High levels of fertility and precocious sexual activity mean the threat of complications, infection and death during childbirth is greatly increased.
Government claims to be very concerned about the health of its mothers, and wants to reduce the number of maternal deaths by a third, by 2008 -- something that would also mark substantial progress on MDG five. (In all, eight MDGs were adopted by global leaders at the U.N. Millennium Summit in New York six years ago -- this to address several of the main barriers to development, such as child and maternal mortality, environmental degradation and unfair global trade rules.)
But Angola faces an almost endless list of equally pressing needs, and with maternal health seen as a weaker cash-generator among donors than the fight against child mortality, there are fears that little will be done to make provision for expectant mothers.
Such a development would be especially grim in a country where many women lack access to education, and have few prospects apart from motherhood.
Angolan women have seven children on average. They also start having babies at an early age, with an estimated 70 percent giving birth to their first child while they are still teenagers.
Family planning information is scarce, and while medical practitioners in the field say women are willing to try contraception and birth spacing, the husbands and partners of these women often see this as an affront to their virility.
At Maternidade Lucrecia Paim, Teresa Miguel* is confronting the consequences of under-investment in maternal health.
Her family lives in Viana, a poor suburb just a few kilometers from the centre of Luanda; but her young daughter, pregnant with her second child at just 21 years old, arrived at the hospital too late -- and her baby girl was born dead.
Tears coursing down her cheeks, Miguel clasps her head in her hands and prays out loud for Lucia, who is still in the emergency ward, and still haemorrhaging.
The nurses have sent her out to buy drugs for Lucia, but in her distressed state she doesn't really know what to buy or where to go. Within a few minutes, she is back at the emergency room, empty-handed and panicky.
A young girl of about 16 years old looks on anxiously as she strokes her swollen belly.

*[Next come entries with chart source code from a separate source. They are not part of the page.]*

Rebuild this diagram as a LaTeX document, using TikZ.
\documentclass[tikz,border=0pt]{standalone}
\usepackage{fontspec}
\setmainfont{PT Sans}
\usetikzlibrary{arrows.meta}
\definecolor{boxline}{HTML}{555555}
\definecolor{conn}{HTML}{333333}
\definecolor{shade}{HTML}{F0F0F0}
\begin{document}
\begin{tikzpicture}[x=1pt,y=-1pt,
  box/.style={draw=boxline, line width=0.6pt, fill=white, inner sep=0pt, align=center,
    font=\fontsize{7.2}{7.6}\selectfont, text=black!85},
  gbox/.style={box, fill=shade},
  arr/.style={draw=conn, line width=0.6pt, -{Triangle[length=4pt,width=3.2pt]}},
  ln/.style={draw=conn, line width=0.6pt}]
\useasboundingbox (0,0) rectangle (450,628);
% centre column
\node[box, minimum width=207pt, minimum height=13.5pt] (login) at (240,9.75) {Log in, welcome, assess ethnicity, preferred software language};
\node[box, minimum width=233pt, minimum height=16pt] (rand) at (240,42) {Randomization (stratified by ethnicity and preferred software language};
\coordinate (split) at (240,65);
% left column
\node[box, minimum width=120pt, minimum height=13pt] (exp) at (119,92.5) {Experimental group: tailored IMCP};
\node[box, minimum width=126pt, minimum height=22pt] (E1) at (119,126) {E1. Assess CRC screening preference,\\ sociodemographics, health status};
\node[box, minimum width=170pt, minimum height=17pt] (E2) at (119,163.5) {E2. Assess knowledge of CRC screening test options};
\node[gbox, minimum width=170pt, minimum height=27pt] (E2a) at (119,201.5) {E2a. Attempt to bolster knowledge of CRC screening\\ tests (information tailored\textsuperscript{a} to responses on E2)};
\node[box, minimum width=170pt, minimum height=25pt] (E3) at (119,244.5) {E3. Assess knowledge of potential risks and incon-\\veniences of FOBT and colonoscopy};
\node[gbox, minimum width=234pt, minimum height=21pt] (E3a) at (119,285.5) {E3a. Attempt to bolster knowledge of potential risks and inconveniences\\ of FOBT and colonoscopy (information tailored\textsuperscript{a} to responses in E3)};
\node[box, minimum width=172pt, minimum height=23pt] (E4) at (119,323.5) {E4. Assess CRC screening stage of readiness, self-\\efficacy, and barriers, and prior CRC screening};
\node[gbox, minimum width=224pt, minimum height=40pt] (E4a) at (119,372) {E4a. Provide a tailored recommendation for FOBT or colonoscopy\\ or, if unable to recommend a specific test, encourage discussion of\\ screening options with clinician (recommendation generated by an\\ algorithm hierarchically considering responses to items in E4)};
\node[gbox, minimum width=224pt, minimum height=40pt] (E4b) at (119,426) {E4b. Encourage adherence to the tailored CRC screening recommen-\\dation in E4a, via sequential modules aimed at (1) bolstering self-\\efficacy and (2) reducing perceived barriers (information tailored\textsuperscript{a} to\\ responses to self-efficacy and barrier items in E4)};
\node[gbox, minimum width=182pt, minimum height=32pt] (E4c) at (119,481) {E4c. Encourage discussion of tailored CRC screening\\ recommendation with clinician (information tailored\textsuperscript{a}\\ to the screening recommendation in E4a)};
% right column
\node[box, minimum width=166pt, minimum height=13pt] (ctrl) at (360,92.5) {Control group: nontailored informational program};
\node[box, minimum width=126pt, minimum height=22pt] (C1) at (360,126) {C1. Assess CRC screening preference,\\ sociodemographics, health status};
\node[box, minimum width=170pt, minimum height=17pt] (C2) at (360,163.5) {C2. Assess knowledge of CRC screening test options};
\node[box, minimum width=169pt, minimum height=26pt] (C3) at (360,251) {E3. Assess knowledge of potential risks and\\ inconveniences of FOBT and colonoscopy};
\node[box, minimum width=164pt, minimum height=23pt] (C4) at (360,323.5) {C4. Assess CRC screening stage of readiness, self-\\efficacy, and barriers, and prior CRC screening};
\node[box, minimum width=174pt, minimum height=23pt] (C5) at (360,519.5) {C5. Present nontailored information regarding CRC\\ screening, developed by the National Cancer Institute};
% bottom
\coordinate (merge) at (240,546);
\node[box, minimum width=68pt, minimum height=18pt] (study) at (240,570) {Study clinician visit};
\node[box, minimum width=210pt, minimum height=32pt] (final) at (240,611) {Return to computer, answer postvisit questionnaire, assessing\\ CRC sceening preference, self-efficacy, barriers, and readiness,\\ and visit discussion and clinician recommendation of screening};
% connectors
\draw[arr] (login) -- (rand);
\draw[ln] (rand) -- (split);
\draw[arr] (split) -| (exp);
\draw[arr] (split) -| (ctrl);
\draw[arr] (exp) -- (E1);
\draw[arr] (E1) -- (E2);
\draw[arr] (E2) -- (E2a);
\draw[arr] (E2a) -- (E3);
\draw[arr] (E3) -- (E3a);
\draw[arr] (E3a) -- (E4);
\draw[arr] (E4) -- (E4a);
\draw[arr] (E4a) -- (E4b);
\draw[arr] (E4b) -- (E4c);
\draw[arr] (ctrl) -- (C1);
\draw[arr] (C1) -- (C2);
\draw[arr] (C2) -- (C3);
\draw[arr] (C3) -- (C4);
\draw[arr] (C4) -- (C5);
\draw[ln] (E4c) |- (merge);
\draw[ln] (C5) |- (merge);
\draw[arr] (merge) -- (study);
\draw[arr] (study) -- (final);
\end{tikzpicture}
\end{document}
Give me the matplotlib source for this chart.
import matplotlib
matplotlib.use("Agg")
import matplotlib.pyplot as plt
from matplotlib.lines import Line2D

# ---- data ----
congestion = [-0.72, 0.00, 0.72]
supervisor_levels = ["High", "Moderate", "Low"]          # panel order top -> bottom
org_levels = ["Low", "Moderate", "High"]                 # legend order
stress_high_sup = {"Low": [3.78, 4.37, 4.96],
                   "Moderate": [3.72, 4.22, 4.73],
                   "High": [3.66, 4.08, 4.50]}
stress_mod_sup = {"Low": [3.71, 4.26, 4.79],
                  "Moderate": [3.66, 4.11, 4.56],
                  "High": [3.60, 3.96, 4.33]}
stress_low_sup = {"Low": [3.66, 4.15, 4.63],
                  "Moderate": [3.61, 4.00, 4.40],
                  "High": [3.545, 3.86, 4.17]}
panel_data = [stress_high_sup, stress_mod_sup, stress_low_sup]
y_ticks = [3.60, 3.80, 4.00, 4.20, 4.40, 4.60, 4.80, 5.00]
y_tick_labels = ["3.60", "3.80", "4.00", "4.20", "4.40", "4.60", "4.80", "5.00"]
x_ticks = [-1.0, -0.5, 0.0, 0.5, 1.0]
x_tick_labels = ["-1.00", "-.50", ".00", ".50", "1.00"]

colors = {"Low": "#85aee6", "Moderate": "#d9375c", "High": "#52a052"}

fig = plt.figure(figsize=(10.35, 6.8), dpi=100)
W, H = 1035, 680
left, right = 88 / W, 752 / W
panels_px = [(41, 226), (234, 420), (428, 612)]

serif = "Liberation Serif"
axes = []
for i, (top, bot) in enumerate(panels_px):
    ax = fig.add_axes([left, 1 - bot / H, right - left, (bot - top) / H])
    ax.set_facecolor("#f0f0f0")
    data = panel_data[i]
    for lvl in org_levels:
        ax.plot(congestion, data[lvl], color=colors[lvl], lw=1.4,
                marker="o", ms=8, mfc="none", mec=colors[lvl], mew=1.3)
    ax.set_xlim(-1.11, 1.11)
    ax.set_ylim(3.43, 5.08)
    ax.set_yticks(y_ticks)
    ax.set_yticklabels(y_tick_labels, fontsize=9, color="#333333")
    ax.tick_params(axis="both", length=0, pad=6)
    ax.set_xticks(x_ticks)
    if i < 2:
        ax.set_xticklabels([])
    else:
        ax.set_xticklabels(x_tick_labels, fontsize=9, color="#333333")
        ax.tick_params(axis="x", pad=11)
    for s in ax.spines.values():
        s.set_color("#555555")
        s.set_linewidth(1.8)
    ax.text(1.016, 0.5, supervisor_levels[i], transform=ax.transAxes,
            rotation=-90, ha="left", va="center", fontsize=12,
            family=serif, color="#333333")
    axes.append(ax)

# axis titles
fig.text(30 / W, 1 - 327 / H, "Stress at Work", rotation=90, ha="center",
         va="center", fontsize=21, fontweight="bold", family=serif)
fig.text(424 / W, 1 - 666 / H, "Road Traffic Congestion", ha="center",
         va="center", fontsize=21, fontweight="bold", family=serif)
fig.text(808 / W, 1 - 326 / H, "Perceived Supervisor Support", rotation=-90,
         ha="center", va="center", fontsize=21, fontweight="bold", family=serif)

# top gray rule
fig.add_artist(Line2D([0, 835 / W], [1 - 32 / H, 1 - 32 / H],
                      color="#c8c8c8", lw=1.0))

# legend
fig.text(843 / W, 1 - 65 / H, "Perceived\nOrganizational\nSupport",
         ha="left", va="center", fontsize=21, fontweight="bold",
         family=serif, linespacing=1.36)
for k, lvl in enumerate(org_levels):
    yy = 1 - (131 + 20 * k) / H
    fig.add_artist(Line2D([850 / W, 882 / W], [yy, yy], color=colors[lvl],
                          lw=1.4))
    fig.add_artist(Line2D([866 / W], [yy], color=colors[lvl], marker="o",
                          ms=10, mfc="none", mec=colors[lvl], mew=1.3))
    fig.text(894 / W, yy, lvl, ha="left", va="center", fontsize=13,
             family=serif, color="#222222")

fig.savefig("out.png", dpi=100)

"If you don't have the money to buy the drugs and the dressings, then you don't get the treatment," she explains, clutching a 200 kwanza note (about 2.2 dollars) in her hand.
Sadly, she, Lucia and even the bleeding woman roaming the hospital corridor can count themselves lucky. At least they live near the capital and have some access to basic antenatal and post-partum care. Most women in Angola's vast hinterland often have to manage on their own.